The scoring system provides just enough motivation to keep playing. Beating your personal best creates a natural “one more round” pull, and watching a high combo cascade across the grid delivers a small dopamine hit that the game has clearly been designed to maximize. The haptic feedback on placement and clearing reinforces every successful move with physical sensation.

Session flexibility is another quiet strength. Games can last two minutes or twenty depending on how well you play, and you can pause and return at any time. There’s no energy system, no lives, and no daily limits on play. You open the app, play until you want to stop, and close it. For a free casual game, that lack of friction in the play experience itself is worth noting.

Ad Fatigue and the Depth Problem

The advertising in Block Blast is aggressive. Full-screen video ads appear after nearly every game over, and interstitial ads pop up between rounds. Optional rewarded ads offer continues or bonuses, but the involuntary ads are frequent enough to disrupt the relaxing flow the gameplay creates. Players consistently cite ad frequency as the game’s biggest problem, and many report that the experience only becomes enjoyable after purchasing the ad removal option.

Depth is essentially nonexistent. The game offers one mode with one mechanic that never evolves. There are no new block types introduced over time, no difficulty modifiers, no alternate grid sizes, and no competitive or cooperative modes. What you see in your first five minutes is what you’ll see in your five hundredth minute. For many casual players, that consistency is fine. For anyone looking for a puzzle game that grows with you, Block Blast hits its ceiling immediately.

The lack of any meta-progression means there’s nothing pulling you back to the game beyond the core loop itself. No unlockables, no achievements with meaningful rewards, no seasonal content that changes the experience. This keeps the game clean and simple, but it also means that once the novelty of the core mechanic fades, there’s nothing else to discover.

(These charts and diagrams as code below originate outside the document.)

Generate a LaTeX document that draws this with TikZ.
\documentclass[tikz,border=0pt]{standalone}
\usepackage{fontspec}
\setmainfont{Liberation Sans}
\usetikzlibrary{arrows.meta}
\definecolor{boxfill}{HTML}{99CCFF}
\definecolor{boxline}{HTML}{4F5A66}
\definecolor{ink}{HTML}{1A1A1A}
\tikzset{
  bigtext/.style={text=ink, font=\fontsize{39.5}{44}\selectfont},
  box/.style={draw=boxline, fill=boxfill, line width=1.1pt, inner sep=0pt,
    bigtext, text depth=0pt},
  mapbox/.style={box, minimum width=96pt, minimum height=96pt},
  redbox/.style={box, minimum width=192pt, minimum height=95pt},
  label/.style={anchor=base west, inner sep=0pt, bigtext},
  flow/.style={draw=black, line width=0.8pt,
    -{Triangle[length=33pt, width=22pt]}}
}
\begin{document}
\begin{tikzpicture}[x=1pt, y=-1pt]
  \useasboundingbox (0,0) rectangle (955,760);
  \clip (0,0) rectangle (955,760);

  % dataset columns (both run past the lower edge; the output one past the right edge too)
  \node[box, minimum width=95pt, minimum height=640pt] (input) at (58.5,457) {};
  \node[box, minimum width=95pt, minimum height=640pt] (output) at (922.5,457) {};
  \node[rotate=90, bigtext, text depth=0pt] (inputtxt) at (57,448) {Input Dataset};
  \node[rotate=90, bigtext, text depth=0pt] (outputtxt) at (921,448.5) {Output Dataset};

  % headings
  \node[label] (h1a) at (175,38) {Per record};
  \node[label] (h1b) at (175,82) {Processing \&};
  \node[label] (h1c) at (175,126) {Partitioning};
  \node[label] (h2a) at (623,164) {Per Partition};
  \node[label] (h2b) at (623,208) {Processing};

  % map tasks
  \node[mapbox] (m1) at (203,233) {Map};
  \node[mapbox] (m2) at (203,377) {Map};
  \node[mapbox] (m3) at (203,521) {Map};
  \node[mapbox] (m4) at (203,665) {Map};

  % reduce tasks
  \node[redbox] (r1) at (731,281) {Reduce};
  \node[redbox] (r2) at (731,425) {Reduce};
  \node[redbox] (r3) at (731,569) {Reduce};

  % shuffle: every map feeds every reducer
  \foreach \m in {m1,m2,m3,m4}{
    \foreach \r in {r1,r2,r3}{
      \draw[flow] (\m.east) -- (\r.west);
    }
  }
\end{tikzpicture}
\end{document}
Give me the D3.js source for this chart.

Strategy exists but is limited. Experienced players learn to keep the center of the grid clear, avoid building walls along edges, and plan placements with future shapes in mind. But the randomness of which shapes you receive means even optimal play eventually ends when the game deals you three large pieces with nowhere to put them. Some players find this randomness frustrating, feeling that games end due to bad luck rather than poor decisions.

Why Millions Keep Tapping Anyway

Block Blast’s success comes from understanding exactly what casual puzzle players want: something that feels good in the moment without asking for commitment. The block-clearing satisfaction loop is powerful enough to carry the entire experience, even without depth, progression, or variety. It’s a fidget toy disguised as a game, and there’s nothing wrong with that.

Should You Download Block Blast?

If you want a simple, no-stakes puzzle game to fill short moments throughout your day, Block Blast delivers. It’s ideal for players who find Tetris-style spatial puzzles satisfying and don’t need external motivation to keep playing. Skip it if ads in free games are a dealbreaker, if you want puzzle games with genuine depth and progression, or if you need variety to stay engaged.

The Verdict on Block Blast

Block Blast does one thing and does it well enough to have captured millions of players. The block-placement puzzle loop is immediately understandable, oddly satisfying, and perfectly suited to filling idle moments. It won’t challenge puzzle veterans or offer any depth beyond its core mechanic, and the ads are relentless in the free version. But the reason it’s everywhere is simple: placing blocks and clearing rows triggers the same part of your brain that makes organizing a messy drawer feels good. It’s not trying to be more than that, and for what it is, it works.